Run through the cross-checking workflow, the effective error rate on that same dataset dropped to near zero. Across our benchmarks, the consensus approach reduces critical errors to under 2% and cuts overall error risk by roughly 90% compared with trusting a single model. It also holds terminology steady where single models drift: consistent terminology and register at a rate above 96% across multi-document work, against an industry baseline near 78%. For European languages specifically, where top single models plateau around 84% to 87% on French, German, and Spanish and fall to about 76% on Polish, the cross-checked approach held 93% to 95% across Western and Southern Europe and lifted Polish to 88%.

“The mistake companies make is asking which AI model is the smartest,” says Ofer Tirosh, CEO of Tomedes. “The smartest single model still produces the same error rate as any other single model of its size. What you can actually trust is the rendering most of them agree on, with a human on the few that carry real risk. That is a different question, and it is the one that protects you when you sign.”

What any leader can take from this

You do not need to localize a five-country contract to use this.
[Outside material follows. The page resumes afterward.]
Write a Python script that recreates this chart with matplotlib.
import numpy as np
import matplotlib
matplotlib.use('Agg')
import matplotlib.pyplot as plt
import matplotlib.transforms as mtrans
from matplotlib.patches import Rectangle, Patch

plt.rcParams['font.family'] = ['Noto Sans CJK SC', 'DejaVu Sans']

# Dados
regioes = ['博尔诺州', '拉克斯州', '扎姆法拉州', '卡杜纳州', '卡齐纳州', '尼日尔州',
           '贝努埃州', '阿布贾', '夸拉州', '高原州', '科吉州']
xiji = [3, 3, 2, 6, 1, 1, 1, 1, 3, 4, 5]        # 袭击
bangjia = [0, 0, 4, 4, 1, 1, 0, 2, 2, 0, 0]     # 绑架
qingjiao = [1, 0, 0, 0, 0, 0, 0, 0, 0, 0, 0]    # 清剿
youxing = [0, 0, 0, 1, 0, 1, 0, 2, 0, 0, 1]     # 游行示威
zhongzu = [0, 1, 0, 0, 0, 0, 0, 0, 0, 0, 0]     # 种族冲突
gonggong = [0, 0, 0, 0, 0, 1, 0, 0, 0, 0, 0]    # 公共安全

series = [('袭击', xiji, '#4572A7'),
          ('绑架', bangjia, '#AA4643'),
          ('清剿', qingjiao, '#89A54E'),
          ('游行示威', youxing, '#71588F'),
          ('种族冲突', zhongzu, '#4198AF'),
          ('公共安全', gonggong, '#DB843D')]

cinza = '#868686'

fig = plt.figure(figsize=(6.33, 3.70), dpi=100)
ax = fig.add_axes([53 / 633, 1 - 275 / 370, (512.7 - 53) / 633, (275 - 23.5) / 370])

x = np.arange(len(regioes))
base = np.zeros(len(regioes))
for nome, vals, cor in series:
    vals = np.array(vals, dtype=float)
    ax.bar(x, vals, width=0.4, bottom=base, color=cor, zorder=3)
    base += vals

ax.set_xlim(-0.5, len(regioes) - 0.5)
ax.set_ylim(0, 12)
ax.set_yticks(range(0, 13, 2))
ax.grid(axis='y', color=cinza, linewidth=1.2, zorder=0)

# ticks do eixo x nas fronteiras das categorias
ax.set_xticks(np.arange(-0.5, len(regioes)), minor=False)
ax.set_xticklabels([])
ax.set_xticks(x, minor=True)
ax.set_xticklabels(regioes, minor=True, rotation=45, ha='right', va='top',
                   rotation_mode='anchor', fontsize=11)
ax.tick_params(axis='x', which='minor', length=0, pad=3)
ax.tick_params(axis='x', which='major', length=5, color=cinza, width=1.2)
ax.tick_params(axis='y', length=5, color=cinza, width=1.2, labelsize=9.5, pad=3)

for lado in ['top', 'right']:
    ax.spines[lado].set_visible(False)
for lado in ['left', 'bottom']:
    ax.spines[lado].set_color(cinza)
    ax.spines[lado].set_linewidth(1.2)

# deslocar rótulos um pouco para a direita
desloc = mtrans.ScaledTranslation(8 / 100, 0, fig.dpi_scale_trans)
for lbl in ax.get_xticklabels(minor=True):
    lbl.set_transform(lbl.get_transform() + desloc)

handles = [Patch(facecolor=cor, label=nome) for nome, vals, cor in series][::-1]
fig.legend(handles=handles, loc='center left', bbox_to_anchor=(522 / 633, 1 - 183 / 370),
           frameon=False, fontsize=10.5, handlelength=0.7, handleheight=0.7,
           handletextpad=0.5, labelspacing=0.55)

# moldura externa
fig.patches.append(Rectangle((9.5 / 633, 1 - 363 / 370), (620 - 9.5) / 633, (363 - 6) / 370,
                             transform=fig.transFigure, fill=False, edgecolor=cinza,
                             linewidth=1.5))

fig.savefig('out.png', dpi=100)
The principle generalizes to any high-stakes document leaving your business in another language: a vendor agreement, a compliance filing, a customer-facing policy, an investor update.

The lesson is that the trustworthy output is rarely the one a single tool hands you with confidence. It is the rendering that survives being checked against 21 other attempts, with human judgment reserved for the clauses where being wrong is expensive. Disagreement between models is not a flaw to be hidden. It is the most honest quality signal you have, and it tells you precisely where to look before you commit. Expansion will always turn into a language problem at some point. The teams that handle it well are the ones that stop hoping a single answer is right and start verifying it.